Por meio do AI-5, também foram cassados três ministros do Supremo Tribunal Federal (STF). Outros alvos do ato institucional foram professores universitários e pesquisadores que defendiam uma posição crítica ao regime militar. Qualquer cidadão acusado de crime político poderia ser detido sem direito a habeas corpus, de acordo com o texto do AI-5. A partir do documento, centenas de pessoas foram presas sem justificativa ou direito a defesa, por tempo indeterminado. Pesquisador do Centro de Documentação Pública da Fundação Getulio Vargas (CPDOC/FGV), o professor Sérgio Praça lembra que o AI-5 acabou com a pretensão de setores minoritários das Forças Armadas, representados anteriormente pelo presidente Castelo Branco, que pretendiam devolver o poder rapidamente aos civis. Ele destaca também que o AI-5 foi utilizado para legitimar uma série de práticas que não estavam expressamente declaradas nele.

— Àquela altura, havia clareza sobre três coisas: que os civis não voltariam ao poder tão cedo, que a liberdade política tinha sofrido um baque enorme e que a imprensa estaria sujeita à censura prévia. As incertezas eram sobre quanto tempo o Congresso ficaria fechado e se haveria tortura ou não. O AI-5 foi decisivo para o uso desenfreado da tortura, porque era a legislação que, tacitamente, permitia isto. Ele não dizia que podia torturar sem problemas, dava um entendimento de que tudo era permitido para perseguir os comunistas.

Opiniões estavam 'guardadas'

> Historiados ouvidos pelo GLOBO disseram que as declarações de governistas e do presidente Jair Bolsonaro sobre a ditadura precisam ser "denunciadas" e repercutidas, mas que é preciso cuidado para que isso não tire a atenção das políticas públicas.

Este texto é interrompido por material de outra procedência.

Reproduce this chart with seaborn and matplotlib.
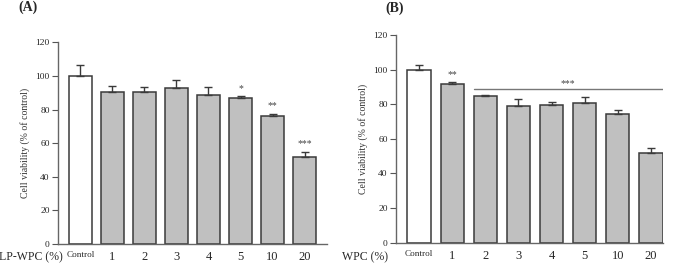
import matplotlib
matplotlib.use("Agg")
import matplotlib.pyplot as plt
import seaborn as sns
import pandas as pd
import numpy as np

# data
categories = ["Control", "1", "2", "3", "4", "5", "10", "20"]
lpwpc_mean = [100, 90.2, 90.2, 92.8, 88.6, 87.0, 76.2, 51.6]
lpwpc_err = [6.4, 4.0, 3.2, 4.6, 4.8, 1.0, 1.4, 3.4]
wpc_mean = [100, 91.7, 85.0, 79.0, 79.6, 80.8, 74.6, 52.1]
wpc_err = [2.7, 1.1, 0.4, 4.0, 1.6, 3.4, 1.9, 2.7]
lpwpc_stars = {"5": "*", "10": "**", "20": "***"}
wpc_stars = {"1": "**"}
y_ticks = [0, 20, 40, 60, 80, 100, 120]

sns.set_style("ticks")
plt.rcParams["font.family"] = ["Liberation Serif", "DejaVu Serif"]

W, H = 675, 264
fig = plt.figure(figsize=(W / 100, H / 100), dpi=100)
axA = fig.add_axes([0.0859, 0.0758, 0.3985, 0.764])
axB = fig.add_axes([0.5867, 0.0807, 0.3956, 0.7867])

bar_colors = ["white"] + ["#c0c0c0"] * 7


def draw_panel(ax, means, errs, stars, xlim):
    df = pd.DataFrame({"dose": categories, "viability": means, "err": errs})
    sns.barplot(data=df, x="dose", y="viability", hue="dose", order=categories,
                hue_order=categories, palette=bar_colors, legend=False,
                width=0.71, edgecolor="#3a3a3a", linewidth=1.1, ax=ax)
    pos = np.arange(len(categories))
    ax.errorbar(pos, df["viability"], yerr=[np.zeros(len(errs)), df["err"]],
                fmt="none", ecolor="#3a3a3a", elinewidth=1.0, capsize=3,
                capthick=1.0)
    for cat, s in stars.items():
        i = categories.index(cat)
        ax.text(i, means[i] + errs[i] + 1.8, s, ha="center", va="bottom",
                fontsize=7, color="#444444")
    ax.set_ylim(0, 120)
    ax.set_xlim(*xlim)
    ax.set_yticks(y_ticks)
    ax.tick_params(axis="y", labelsize=6.8, length=4.5, width=0.8,
                   color="#555555", pad=1.5)
    ax.tick_params(axis="x", length=0, pad=5)
    ax.set_xticks(pos)
    ax.set_xticklabels(categories)
    for lab in ax.get_xticklabels():
        lab.set_fontsize(6.6 if lab.get_text() == "Control" else 9)
    ax.set_ylabel("Cell viability (% of control)", fontsize=7, labelpad=4,
                  color="#333333")
    ax.set_xlabel("")
    for side in ["top", "right"]:
        ax.spines[side].set_visible(False)
    for side in ["left", "bottom"]:
        ax.spines[side].set_color("#666666")
        ax.spines[side].set_linewidth(1.0)


draw_panel(axA, lpwpc_mean, lpwpc_err, lpwpc_stars, (-0.7, 7.7))
draw_panel(axB, wpc_mean, wpc_err, wpc_stars, (-0.7, 7.37))

# significance line for WPC 2-20
axB.plot([1.65, 7.37], [88.8, 88.8], color="#777777", linewidth=1.0)
axB.text(4.5, 89.4, "***", ha="center", va="bottom", fontsize=7,
         color="#444444")

# x-axis names to the left of the tick labels
fig.text(63 / W, 1 - 257 / H, "LP-WPC (%)", fontsize=8.5, ha="right",
         va="center")
fig.text(388 / W, 1 - 257 / H, "WPC (%)", fontsize=8.5, ha="right",
         va="center")

fig.text(18 / W, 1 - 7 / H, "(A)", fontsize=10, fontweight="bold",
         ha="left", va="center")
fig.text(385 / W, 1 - 8 / H, "(B)", fontsize=10, fontweight="bold",
         ha="left", va="center")

fig.savefig("out.png", dpi=100)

> — Eles estão com o poder do Estado e vão empregar esse poder para fazer tudo no sentido de divulgar seus pontos de vista. Vai ser uma grande batalha a respeito do assunto. Bolsonaro, seus filhos e correligionários têm um procedimento padrão, que também não é novidade no âmbito mundial, que é de formular acusações. Não se pode ficar a reboque dessas frases que causam choque. Essas declarações são absurdas e precisam ser denunciadas, mas é preciso que o centro do debate seja não as declarações, mas as medidas efetivas do governo. A questão fica obscurecida porque a atenção está nessas declarações absurdas. Faz uma nuvem de fumaça e não se vê as políticas que merecem ser discutidas — avaliou o historiador Daniel Aarão Reis, professor da UFF.

> Autor do livro "Ditadura militar, esquerdas e sociedade", Aarão Reis explica que declarações de governistas e de Bolsonaro são uma tendência da sociedade que foi, durante anos, subestimada. O historiador diz que antes admiradores da extrema-direita guardavam mais as opiniões, mas agora encontraram eco para se manifestarem.

> Professora da PUC, a historiadora Maria Celina D'Araújo afirmou que o comportamento de minimizar a ditadura é típico de militares:

> — Vejo como cultura militar. Este governo tem uma cultura militar, e os militares nunca admitiram que foram ditadores, que houve tortura, desrespeito a direitos humanos. Qualquer oportunidade que seja dada, eles vão minimizar, vão dizer que não foi bem assim, que foi exagero.